The ridge to Stewart looked long, and I was not sure how hard it might be, but it seemed better than going all the way around to Kaweah Gap. Retracing my steps, I found easy ground past a section of red rock. Things turned trickier once I got on the white granite. First came a horizontal maze of giant talus blocks, which went as class 3 with some backtracking. This ended at a steep step, with a fun-looking 5th class dihedral on one side and steep, ledgy terrain on the other. I finally found some 4th class trickery to get me up the ledgy side, where more 3rd class got me to the higher-looking false summit. I wasted some time trying to stay on the ridge, cliffing out on some giant boulders, but eventually reached the summit.
I still had hours to kill, so I decided to tag Lawson and Kaweah Queen, two fairly obscure non-SPS peaks.
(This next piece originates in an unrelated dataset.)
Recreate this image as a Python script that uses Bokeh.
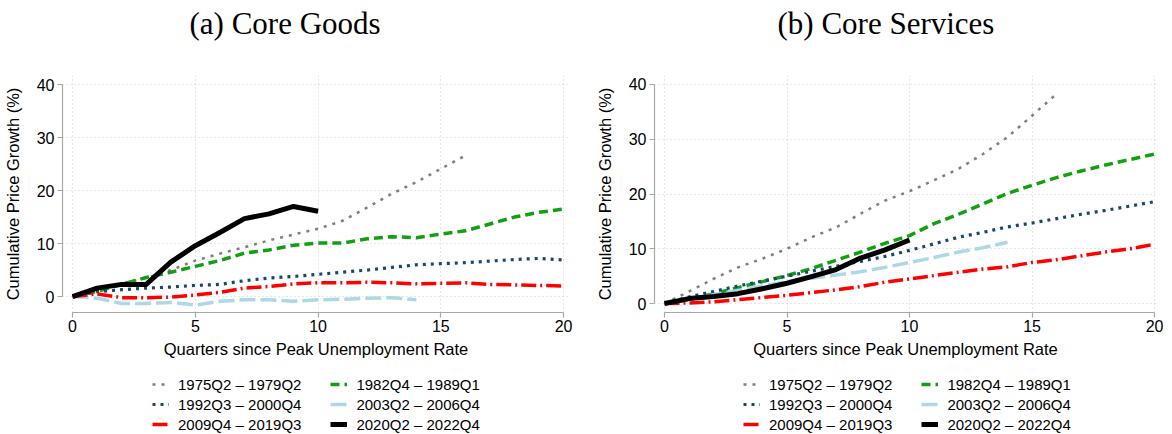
from bokeh.plotting import figure
from bokeh.models import Legend, LegendItem, Range1d, FixedTicker
from bokeh.layouts import row, column
from bokeh.embed import file_html
from bokeh.resources import INLINE

# ---------------- data ----------------
labels = ["1975Q2 \u2013 1979Q2", "1982Q4 \u2013 1989Q1", "1992Q3 \u2013 2000Q4",
          "2003Q2 \u2013 2006Q4", "2009Q4 \u2013 2019Q3", "2020Q2 \u2013 2022Q4"]

x_ticks = [0, 5, 10, 15, 20]
y_ticks = [0, 10, 20, 30, 40]

# Core goods, cumulative price growth (%) by quarter since peak unemployment
goods_1975 = [0, 1.5, 2.5, 3.5, 5.0, 6.8, 8.1, 9.3, 10.6, 11.7, 12.8, 14.3, 16.8, 19.4, 21.6, 24.1, 26.6]
goods_1982 = [0, 1.0, 2.3, 3.6, 4.6, 5.7, 6.8, 8.2, 8.8, 9.7, 10.1, 10.1, 10.9, 11.3, 11.1, 11.8, 12.4, 13.7, 15.0, 15.9, 16.5]
goods_1992 = [0, 0.9, 1.3, 1.6, 1.8, 2.1, 2.3, 3.0, 3.5, 3.8, 4.2, 4.6, 5.0, 5.5, 6.0, 6.2, 6.4, 6.7, 7.0, 7.2, 6.9]
goods_2003 = [0, -0.3, -1.3, -1.3, -1.1, -1.6, -0.9, -0.6, -0.6, -0.9, -0.6, -0.5, -0.3, -0.2, -0.6]
goods_2009 = [0, 0.5, -0.2, -0.2, -0.1, 0.3, 0.8, 1.6, 1.9, 2.4, 2.6, 2.6, 2.7, 2.6, 2.4, 2.5, 2.6, 2.3, 2.2, 2.1, 2.0]
goods_2020 = [0, 1.6, 2.3, 2.3, 6.5, 9.6, 12.1, 14.7, 15.6, 17.0, 16.1]

# Core services
serv_1975 = [0, 2.2, 4.5, 6.6, 8.2, 10.0, 12.1, 13.9, 16.4, 18.8, 20.5, 22.5, 24.6, 27.3, 30.4, 34.3, 38.3]
serv_1982 = [0, 0.7, 1.8, 2.9, 4.0, 5.1, 6.4, 7.9, 9.4, 11.0, 12.4, 14.6, 16.3, 18.2, 20.1, 21.6, 23.0, 24.2, 25.3, 26.3, 27.3]
serv_1992 = [0, 1.2, 2.2, 3.2, 4.1, 5.0, 5.9, 6.8, 7.7, 8.6, 9.7, 10.9, 12.1, 13.0, 14.0, 14.7, 15.5, 16.3, 17.0, 17.8, 18.6]
serv_2003 = [0, 0.8, 1.6, 2.4, 3.2, 4.0, 4.6, 5.2, 5.8, 6.6, 7.5, 8.4, 9.4, 10.2, 11.2]
serv_2009 = [0, 0.1, 0.3, 0.7, 1.1, 1.5, 2.0, 2.5, 3.1, 3.9, 4.5, 5.1, 5.7, 6.3, 6.7, 7.5, 8.0, 8.7, 9.4, 10.0, 10.8]
serv_2020 = [0, 0.9, 1.3, 1.8, 2.7, 3.7, 4.9, 6.2, 8.3, 9.8, 11.6]

# ---------------- styles ----------------
styles = [
    dict(line_color="#7f7f7f", line_width=2.5, line_dash="3 6"),
    dict(line_color="#10a010", line_width=3.5, line_dash="9 5"),
    dict(line_color="#1a476f", line_width=3.2, line_dash="3 5"),
    dict(line_color="#add8e6", line_width=3.5, line_dash="16 5"),
    dict(line_color="#ff0000", line_width=3.5, line_dash="15 4 2 4"),
    dict(line_color="#000000", line_width=5, line_dash="solid"),
]

AXIS_GRAY = "#a8a8a8"
FONT = "Liberation Sans"


def make_title(text, offset):
    # title-only canvas above each panel
    t = figure(width=578, height=44, output_backend="svg", toolbar_location=None,
               x_range=Range1d(0, 1), y_range=Range1d(0, 1), min_border=0)
    t.title.text = text
    t.title.text_font = "Liberation Serif"
    t.title.text_font_size = "31px"
    t.title.text_font_style = "normal"
    t.title.text_color = "black"
    t.title.align = "left"
    t.title.offset = offset
    t.title.standoff = 8
    t.axis.visible = False
    t.grid.visible = False
    t.outline_line_color = None
    t.background_fill_color = "white"
    t.border_fill_color = "white"
    return t


def make_panel(series, y_range, x_range, border_left, border_right, fw):
    p = figure(frame_width=fw, frame_height=237, output_backend="svg", toolbar_location=None,
               x_range=Range1d(*x_range), y_range=Range1d(*y_range),
               title_location=None,
               min_border_left=border_left, min_border_right=border_right,
               min_border_top=31, min_border_bottom=50)
    p.outline_line_color = None
    p.background_fill_color = "white"
    p.border_fill_color = "white"

    p.xaxis.ticker = FixedTicker(ticks=x_ticks)
    p.yaxis.ticker = FixedTicker(ticks=y_ticks)
    p.xaxis.bounds = (x_ticks[0], x_ticks[-1])
    p.yaxis.bounds = (y_ticks[0], y_ticks[-1])
    for ax in (p.xaxis, p.yaxis):
        ax.axis_line_color = AXIS_GRAY
        ax.axis_line_width = 1.2
        ax.major_tick_line_color = AXIS_GRAY
        ax.major_tick_line_width = 1.2
        ax.major_tick_out = 5
        ax.major_tick_in = 0
        ax.minor_tick_line_color = None
        ax.major_label_text_font = FONT
        ax.major_label_text_font_size = "16px"
        ax.major_label_text_color = "black"
        ax.axis_label_text_font = FONT
        ax.axis_label_text_font_size = "16.5px"
        ax.axis_label_text_font_style = "normal"
        ax.axis_label_text_color = "black"
    p.xaxis.axis_label = "Quarters since Peak Unemployment Rate"
    p.yaxis.axis_label = "Cumulative Price Growth (%)"
    p.xaxis.major_label_standoff = 2
    p.xaxis.axis_label_standoff = 5
    p.yaxis.major_label_standoff = 3
    p.yaxis.axis_label_standoff = 12

    p.xgrid.ticker = FixedTicker(ticks=x_ticks)
    p.ygrid.ticker = FixedTicker(ticks=y_ticks)
    for g in (p.xgrid, p.ygrid):
        g.grid_line_color = "#cfcfcf"
        g.grid_line_dash = "1 3"
        g.grid_line_width = 1

    for ys, st in zip(series, styles):
        p.line(list(range(len(ys))), ys, line_join="round", **st)
    return p


def make_legend(series, legend_x):
    # legend-only canvas below each panel; its line copies lie outside the visible range
    lf = figure(width=578, height=72, output_backend="svg", toolbar_location=None,
                x_range=Range1d(100, 101), y_range=Range1d(0, 1), min_border=0,
                title_location=None)
    lf.axis.visible = False
    lf.grid.visible = False
    lf.outline_line_color = None
    lf.background_fill_color = "white"
    lf.border_fill_color = "white"
    items = []
    for lab, ys, st in zip(labels, series, styles):
        r = lf.line(list(range(len(ys))), ys, **st)
        items.append(LegendItem(label=lab, renderers=[r]))
    for k in range(3):
        lg = Legend(items=items[2 * k:2 * k + 2], orientation="horizontal",
                    location=(legend_x, 40 - 20 * k), label_text_font=FONT,
                    label_text_font_size="15px", label_text_color="black",
                    glyph_width=17, glyph_height=20, label_height=20,
                    label_standoff=9, spacing=29, padding=0, margin=0,
                    border_line_alpha=0, background_fill_alpha=0)
        lf.add_layout(lg, "center")
    return lf


goods_series = [goods_1975, goods_1982, goods_1992, goods_2003, goods_2009, goods_2020]
serv_series = [serv_1975, serv_1982, serv_1992, serv_2003, serv_2009, serv_2020]

t1 = make_title("(a) Core Goods", 189)
t2 = make_title("(b) Core Services", 199)
p1 = make_panel(goods_series, (-3.0, 41.7), (-0.41, 20.24), 55, 16, 507)
p2 = make_panel(serv_series, (-1.64, 41.64), (-0.408, 20.08), 69, 7, 502)
l1 = make_legend(goods_series, 152)
l2 = make_legend(serv_series, 165)

layout = column(row(t1, t2), row(p1, p2), row(l1, l2))
open("out.html", "w").write(file_html(layout, INLINE))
After peering over the high side to Bearpaw and the tiny Lilliput Glacier, I made my way down the obvious easy side, across Nine Lakes Basin, and up toward the northeast side of Black Kaweah. I was surprised to find bits of use trail in this section, since there are few reasons to pass through the area. I followed them, and the easiest-looking line, to the saddle between Kaweah Queen and Lawson, trying to minimize my encounters with the horrid loose talus.
I decided to tag Kaweah Queen first, and was surprised to find that, although it looks like a big mound, it requires a bit of classic Kaweah rib-and-gully work to reach the summit. I found a surprising number of (mostly familiar) names in the young register. The peak is nothing special, but its position gives it great views in all directions, including into the seldom-visited Kaweah Basin to the southeast. Lawson, an easy traverse away, is similar: a nondescript talus pile in a good location. I even found a couple wind-breaks on the summit plateau, perhaps built by particularly hardy backcountry photographers looking for a sunrise shot.
I took a more direct path down from Lawson, where I found some truly awful talus. After a long walk back to camp, where my stuff was pleasantly dry and aired-out, I packed back south, meeting the Big Arroyo trail below Kaweah Gap. Along the way, I passed a herd of free-roaming mules, then some cowboys walking another dozen of them up-canyon, who asked if I had seen the first ones. Michael had already claimed a campsite when I arrived at the bear boxes, and Bob and Matthew arrived perhaps an hour later. Michael had even packed in meat to share, a welcome change from my standard pot of oil, bean and mashed potato flakes.